Volume > Issue > Householding in Action

Householding in Action


By Eric Brende | October 2023
Eric Brende, author of Better Off: Flipping the Switch on Technology, lives sans car in St. Louis, Missouri, where he makes his living as a soap maker and writer. His next book, tentatively titled The Horticulture of Happiness, takes a tour of sundry households and communities across America, each aspiring in different ways to integrate the material, social, and spiritual dimensions of daily life in and around the home — a kind of “organic” cultivation of human beings that was commonplace before industrialization divided up our vital functions for the sake of “efficiency.” His website, thehappyhouseholder.com, provides further practical tips.

Ed. Note: The first installment of this two-part series appeared in our September 2023 issue.

Careerdom is in freefall. The old corporate edifice, composed of millions of human bricks trying to squeeze themselves into rectilinear slots, is tumbling apart. It’s as if we found ourselves perched on the window ledge of a collapsing office building, about to take a leap. Can we guide our descent? Where will we land?

When I jumped from the Ivory Tower, I had little inkling where I was headed. What I now think of as householding was a concept that emerged only after several, well, hits and misses. I just knew that, like most of my siblings and many other career-phobes, I would wither without creative outlets. I was an aspiring musician who dabbled in literature. Yet I shrank from Big U, not to mention Big Med and Big Tech. But how was I supposed to feed a family? I did harbor one hope: that it was still possible to live well on less by practicing basic frugality.
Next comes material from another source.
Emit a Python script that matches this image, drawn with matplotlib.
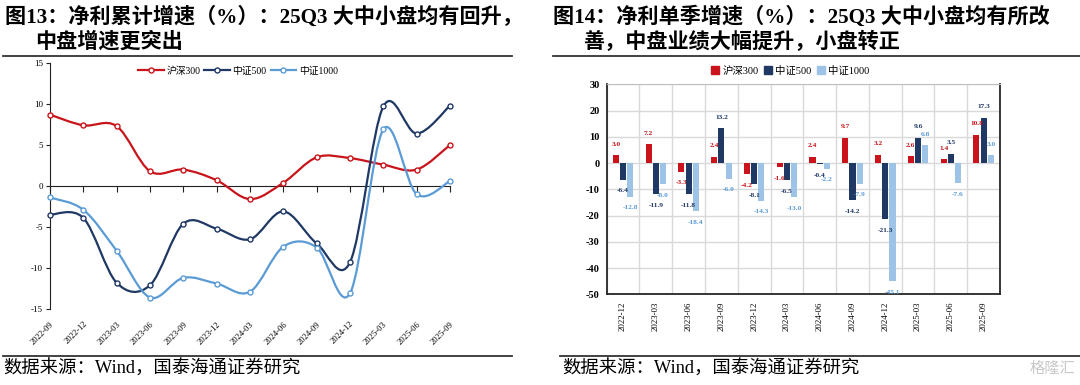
import numpy as np
import matplotlib.pyplot as plt
from matplotlib.path import Path
from matplotlib.patches import PathPatch, Patch
from matplotlib.lines import Line2D

plt.rcParams['font.family'] = ['Liberation Serif', 'Noto Sans CJK SC']
plt.rcParams['axes.unicode_minus'] = False

W, H = 1080, 385

# ---- data: cumulative growth (left) ----
quarters_cum = ['2022-09', '2022-12', '2023-03', '2023-06', '2023-09', '2023-12', '2024-03',
                '2024-06', '2024-09', '2024-12', '2025-03', '2025-06', '2025-09']
hs300_cum = [8.7, 7.4, 7.3, 1.8, 2.0, 0.7, -1.6, 0.4, 3.5, 3.4, 2.6, 2.0, 5.0]
zz500_cum = [-3.5, -3.9, -11.8, -12.1, -4.6, -5.2, -6.5, -3.1, -7.0, -9.3, 9.7, 6.4, 9.8]
zz1000_cum = [-1.4, -2.9, -7.9, -13.6, -11.2, -11.9, -12.9, -7.4, -7.5, -13.1, 6.9, -1.0, 0.6]

# ---- data: single quarter growth (right) ----
quarters_q = ['2022-12', '2023-03', '2023-06', '2023-09', '2023-12', '2024-03',
              '2024-06', '2024-09', '2024-12', '2025-03', '2025-06', '2025-09']
hs300_q = [3.0, 7.2, -3.3, 2.4, -4.2, -1.6, 2.4, 9.7, 3.2, 2.6, 1.4, 10.8]
zz500_q = [-6.4, -11.9, -11.8, 13.2, -8.1, -6.5, -0.4, -14.2, -21.3, 9.6, 3.5, 17.3]
zz1000_q = [-12.8, -8.0, -18.4, -6.0, -14.3, -13.0, -2.2, -7.9, -45.1, 6.8, -7.6, 3.0]

series_names = ['沪深300', '中证500', '中证1000']

RED = '#C8141A'
NAVY = '#1F3864'
LBLUE = '#5B9BD5'
LBAR = '#9DC3E6'


def fx(x):
    return x / W


def fy(y):
    return 1 - y / H


def smooth_path(xs, ys):
    # excel-like smoothed line through the points
    pts = np.column_stack([xs, ys]).astype(float)
    n = len(pts)
    verts = [pts[0]]
    codes = [Path.MOVETO]
    for i in range(n - 1):
        p0 = pts[max(i - 1, 0)]
        p1 = pts[i]
        p2 = pts[i + 1]
        p3 = pts[min(i + 2, n - 1)]
        verts += [p1 + (p2 - p0) / 6, p2 - (p3 - p1) / 6, p2]
        codes += [Path.CURVE4] * 3
    return Path(verts, codes)


fig = plt.figure(figsize=(10.8, 3.85), dpi=100)

# =========================
# TITLES / RULES / FOOTER
# =========================
fig.text(fx(5), fy(17), '图13：净利累计增速（%）：25Q3 大中小盘均有回升，', fontsize=15.2,
         fontweight='bold', va='center', ha='left')
fig.text(fx(35), fy(42), '中盘增速更突出', fontsize=15.2, fontweight='bold', va='center', ha='left')
fig.text(fx(553), fy(17), '图14：净利单季增速（%）：25Q3 大中小盘均有所改', fontsize=15.2,
         fontweight='bold', va='center', ha='left')
fig.text(fx(583), fy(42), '善，中盘业绩大幅提升，小盘转正', fontsize=15.2, fontweight='bold',
         va='center', ha='left')

for x0, x1 in [(3, 512), (553, 1080)]:
    fig.add_artist(Line2D([fx(x0), fx(x1)], [fy(56), fy(56)], color='#333333', lw=1.3,
                          transform=fig.transFigure))
for x0, x1 in [(3, 512), (560, 1080)]:
    fig.add_artist(Line2D([fx(x0), fx(x1)], [fy(356), fy(356)], color='#333333', lw=1.3,
                          transform=fig.transFigure))

fig.text(fx(3), fy(369), '数据来源：Wind，国泰海通证券研究', fontsize=13.2, va='center', ha='left')
fig.text(fx(562), fy(369), '数据来源：Wind，国泰海通证券研究', fontsize=13.2, va='center', ha='left')
fig.text(fx(1075), fy(369), '格隆汇', fontsize=11, va='center', ha='right', color='#C8C8C8')

# =========================
# LEFT: cumulative lines
# =========================
ax1 = fig.add_axes([fx(50), fy(309), 400 / W, 246 / H])
ax1.set_xlim(0, len(quarters_cum) - 1)
ax1.set_ylim(-15, 15)
xs = np.arange(len(quarters_cum))

for vals, c in [(hs300_cum, RED), (zz500_cum, NAVY), (zz1000_cum, LBLUE)]:
    ax1.add_patch(PathPatch(smooth_path(xs, vals), fill=False, edgecolor=c, lw=1.6,
                            clip_on=False, zorder=3))
    ax1.plot(xs, vals, 'o', ms=3.6, mfc='white', mec=c, mew=1.0, zorder=4, clip_on=False)

for s in ['top', 'right']:
    ax1.spines[s].set_visible(False)
ax1.spines['bottom'].set_position(('data', 0))
ax1.spines['bottom'].set_color('#222222')
ax1.spines['left'].set_color('#222222')
ax1.set_xticks(xs)
ax1.tick_params(axis='x', direction='out', length=4, labelbottom=False, color='#222222')
ax1.set_yticks([-15, -10, -5, 0, 5, 10, 15])
ax1.tick_params(axis='y', direction='out', length=3, labelsize=6.5, pad=2, color='#222222')
for i, lab in enumerate(quarters_cum):
    ax1.text(i, -0.045, lab, transform=ax1.get_xaxis_transform(), rotation=45, ha='right',
             va='top', rotation_mode='anchor', fontsize=6.2)

h1 = [Line2D([], [], color=c, lw=1.6, marker='o', ms=3.6, mfc='white', mec=c, mew=1.0)
      for c in [RED, NAVY, LBLUE]]
fig.legend(h1, series_names, loc='center', bbox_to_anchor=(fx(238), fy(71)), ncol=3,
           frameon=False, fontsize=7, handlelength=2.6, columnspacing=0.4, handletextpad=0.3)

# =========================
# RIGHT: single quarter bars
# =========================
ax2 = fig.add_axes([fx(606.7), fy(294.3), 393.3 / W, 210 / H])
xq = np.arange(len(quarters_q))
bw = 0.185
off = 0.22
ax2.set_xlim(-0.5, len(quarters_q) - 0.5)
ax2.set_ylim(-50, 30)

bar_specs = [(hs300_q, -off, RED, RED), (zz500_q, 0, NAVY, NAVY), (zz1000_q, off, LBAR, LBLUE)]
for vals, o, c, tc in bar_specs:
    ax2.bar(xq + o, vals, width=bw, color=c, zorder=3)
    for xi, v in zip(xq, vals):
        ax2.annotate(f'{v:.1f}', (xi + o, v), xytext=(0, 8 if v >= 0 else -8),
                     textcoords='offset points', ha='center', va='center', fontsize=5.3,
                     fontweight='bold', color=tc, annotation_clip=False, zorder=5)

ax2.set_yticks(range(-50, 31, 10))
ax2.set_xticks(xq)
ax2.set_xticklabels(quarters_q, rotation=90, fontsize=6.3)
ax2.set_xticks(np.arange(-0.5, len(quarters_q), 1), minor=True)
ax2.tick_params(axis='x', which='both', length=0, pad=5)
ax2.tick_params(axis='y', length=0, labelsize=7.5, pad=5)
for lab in ax2.get_yticklabels():
    lab.set_fontweight('bold')
ax2.grid(axis='y', which='major', color='#D9D9D9', lw=1)
ax2.grid(axis='x', which='minor', color='#D9D9D9', lw=1)
ax2.set_axisbelow(True)
for s in ['left', 'bottom', 'right']:
    ax2.spines[s].set_color('#262626')
    ax2.spines[s].set_linewidth(1.3)
ax2.spines['top'].set_color('#BFBFBF')

h2 = [Patch(color=c) for c in [RED, NAVY, LBAR]]
fig.legend(h2, series_names, loc='center', bbox_to_anchor=(fx(790), fy(71)), ncol=3,
           frameon=False, fontsize=7.5, handlelength=0.8, handleheight=0.8,
           columnspacing=0.5, handletextpad=0.3)

fig.savefig('out.png', dpi=100)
Karl Marx once said that after the fetters of capitalism fell away, he would be able to “hunt in the morning, fish in the afternoon, rear cattle in the evening, and criticize after dinner, just as I have a mind, without ever becoming hunter, fisherman, shepherd or critic.” As a restless grad student who read Marx in school, I realized I wanted the same freedom — something for which I suspect my erstwhile farming relation, Ed (whose career path, as discussed in Part I, takes him straight to the Big Med treadmill), also pines. But instead of agitating for the next revolution, or even resorting to a rural retreat, I gradually conceived of a third option, which, by shifts and turns, took shape before my eyes. It involved altering my own means of production on my own time, right in the heart of a capitalist city: carving out my own diminutive worker’s utopia.

As this ideal gradually materialized, its terms gained specificity. In my quest for freedom and fulfillment, why should I narrow my options to a single skill or pastime? Work is not an end in itself but a means to larger ends, a mere facet of fulfillment within the wider existence of which Marx dreamed. I have come to believe that a far better alternative to the communist state is a smaller kind of commune: the working household. In that tiny jurisdiction, my wife and I would be partners in power.